Cye Digma, for example, works as administrative assistant in Intel; but in Intel Involved, she’s a community manager. Raquel Orellana, on the other hand, treats volunteerism opportunities as family outings to which she regularly brings her three young children. “This way, I get to teach my children about the problems of society and show them how fortunate they are,” Orellana says.

What Ignalaga can say, though, in terms of volunteerism’s relationship with productivity is that, each year, about two to three volunteer leaders are named outstanding employees as well.

HSBC’s president gives an explanation for this. “If you provide people an opportunity to give back and to change the world, it leads to a much more fulfilled employee; somehow a much more fulfilled person,” Watkinson says. “It’s about individual growth. If you are living in a very comfortable world, and you never actually get close to some of the challenges it faces, then I think you lead quite a closeted existence. Whereas if we give the young people—remember our whole organization is pretty young—an opportunity to go and get involved, I think it really helps them grow as individuals.”

HSBC puts its money where its mouth is. A $10 million global HSBC project called Future First recently gave $75,000 to three local non-government organizations working for street children in the Philippines, and one of the main criteria for deciding who gets the grant was the opportunity for staff involvement. Intel has a Volunteer Matching Grant program, which donates $80 for every 20 hours an employee spends in volunteer work. In its recently completed third academic year, the program raised P37 million for 33 schools in Cavite.

Winners All
If you look at how these volunteer programs began, it would even seem that they were instituted primarily for the employees, and not for the benefit of the company.

The 10-year old Intel Involved program, for instance, is a formalized version of the culture of volunteerism already existing in the company for several years. “It used to be just managed by different employee groups. They gather themselves, pool money together, and go to orphanages and volunteer. Since we had nurses and doctors on-site because we’re a 24-hour manufacturing facility, they help out in medical missions. In 1997, the [Philippine] site manager realized that we already had a lot of community activities, and there was a clamor from employees to have opportunities for community service. So Intel organized a public affairs department and hired me,” recounts Ignalaga.

The same problem Intel faced in the late 1990s is true now for HSBC. “We don’t have a shortage of volunteers; the problem is finding good quality opportunities for them to volunteer for.
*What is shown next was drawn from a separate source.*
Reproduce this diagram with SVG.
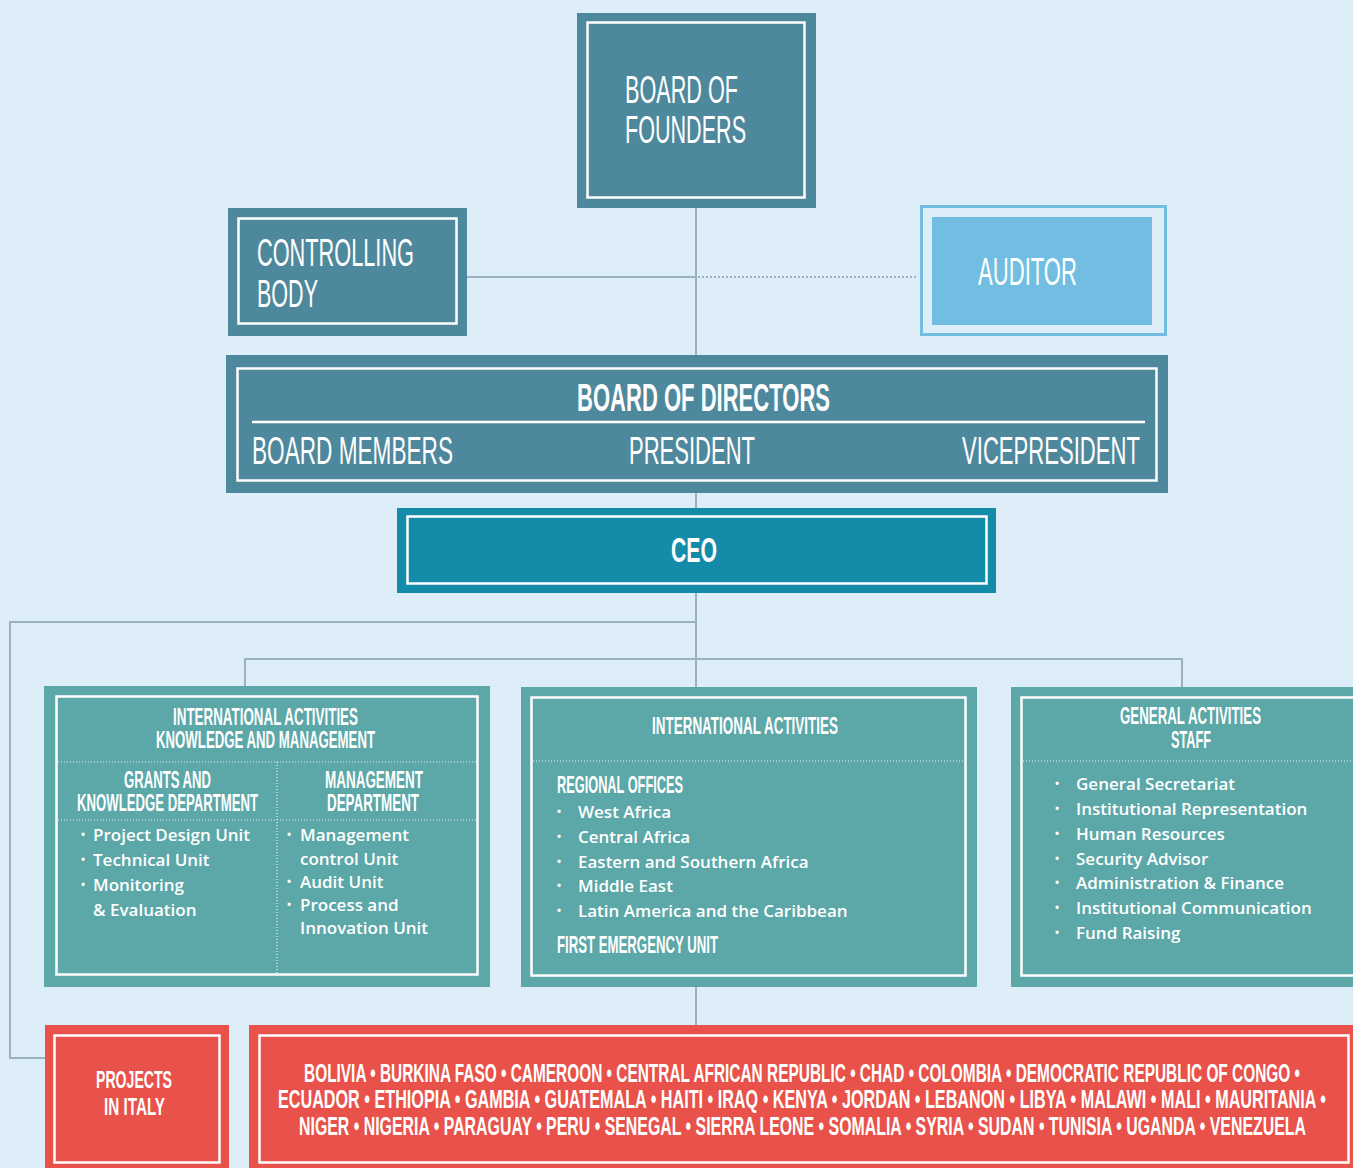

So it is not a question of trying to find people; it is trying to find good quality, high impact projects for them to get involved in,” says Watkinson.

Of course, a natural consequence of all this are employees more satisfied with and loyal to their employers. “They also see that HSBC, as an employer and as member of the community, is serious about giving back to the community,” Watkinson adds. “It really helps if people feel that they are working with an employer who is not just there to maximize profit, but who actually gives something back to the community.”

So while critics call most other forms of CSR as superficial, with volunteerism, everybody wins—communities, employees, and, of course, the companies themselves.